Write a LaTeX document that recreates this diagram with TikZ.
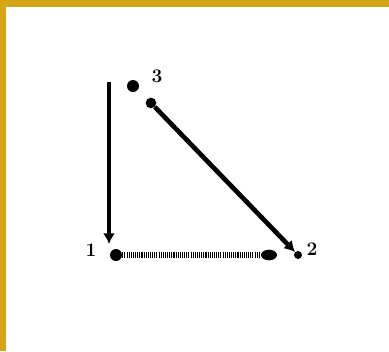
\documentclass[tikz,border=0pt]{standalone}
\usetikzlibrary{arrows.meta}
\usetikzlibrary{positioning}
\usetikzlibrary{shapes.geometric}
\definecolor{trframe}{HTML}{D4A517}
\definecolor{trink}{HTML}{000000}
\tikzset{
  trdot/.style={circle, fill=trink, inner sep=0pt, minimum size=9pt},
  trlabel/.style={font=\bfseries\Large, text=trink, inner sep=0pt},
  trsolid/.style={draw=trink, line width=3.5pt},
  trhatch/.style={draw=trink, line width=4pt, dash pattern=on 0.8pt off 0.8pt},
  trtip/.style={-{Latex[length=8pt, width=9pt]}},
}

\begin{document}
\begin{tikzpicture}[x=0.75pt, y=-0.75pt]

% Frame.
\fill[trframe] (0, 0) rectangle (389, 351);
\fill[white] (6, 7) rectangle (389, 351);
\useasboundingbox (0, 0) rectangle (389, 351);

% Vertices.
\node[trdot] (top) at (133, 86) {};
\node[trdot] (left) at (116, 255) {};
\node[trdot, minimum size=6pt] (right) at (298, 255) {};
\node[trlabel] (toplabel) at (157, 76) {3};
\node[trlabel] (leftlabel) at (91, 250) {1};
\node[trlabel] (rightlabel) at (312, 249) {2};

% Edges.
\coordinate (vstart) at (109, 82);
\coordinate (vend) at (109, 244);
\draw[trsolid, trtip] (vstart) -- (vend);

\node[trdot, minimum size=8pt] (dstart) at (151, 103) {};
\draw[trsolid, trtip] (dstart) -- (right);

\node[ellipse, fill=trink, inner sep=0pt, minimum width=12pt,
      minimum height=8pt] (hend) at (269, 255) {};
\draw[trhatch] (left) -- (hend);

\end{tikzpicture}
\end{document}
::::
Exercise – Transcribe the material exactly, and leave out whatever pictures it holds.

Solution to this problem –
Write a LaTeX document that recreates this diagram with TikZ.
\documentclass[tikz,border=0pt]{standalone}
\usetikzlibrary{arrows.meta}
\usetikzlibrary{positioning}
\usetikzlibrary{shapes.geometric}
\definecolor{trframe}{HTML}{D4A517}
\definecolor{trink}{HTML}{000000}
\tikzset{
  trdot/.style={circle, fill=trink, inner sep=0pt, minimum size=9pt},
  trlabel/.style={font=\bfseries\Large, text=trink, inner sep=0pt},
  trsolid/.style={draw=trink, line width=3.5pt},
  trhatch/.style={draw=trink, line width=4pt, dash pattern=on 0.8pt off 0.8pt},
  trtip/.style={-{Latex[length=8pt, width=9pt]}},
}

\begin{document}
\begin{tikzpicture}[x=0.75pt, y=-0.75pt]

% Frame.
\fill[trframe] (0, 0) rectangle (389, 351);
\fill[white] (6, 7) rectangle (389, 351);
\useasboundingbox (0, 0) rectangle (389, 351);

% Vertices.
\node[trdot] (top) at (133, 86) {};
\node[trdot] (left) at (116, 255) {};
\node[trdot, minimum size=6pt] (right) at (298, 255) {};
\node[trlabel] (toplabel) at (157, 76) {3};
\node[trlabel] (leftlabel) at (91, 250) {1};
\node[trlabel] (rightlabel) at (312, 249) {2};

% Edges.
\coordinate (vstart) at (109, 82);
\coordinate (vend) at (109, 244);
\draw[trsolid, trtip] (vstart) -- (vend);

\node[trdot, minimum size=8pt] (dstart) at (151, 103) {};
\draw[trsolid, trtip] (dstart) -- (right);

\node[ellipse, fill=trink, inner sep=0pt, minimum width=12pt,
      minimum height=8pt] (hend) at (269, 255) {};
\draw[trhatch] (left) -- (hend);

\end{tikzpicture}
\end{document}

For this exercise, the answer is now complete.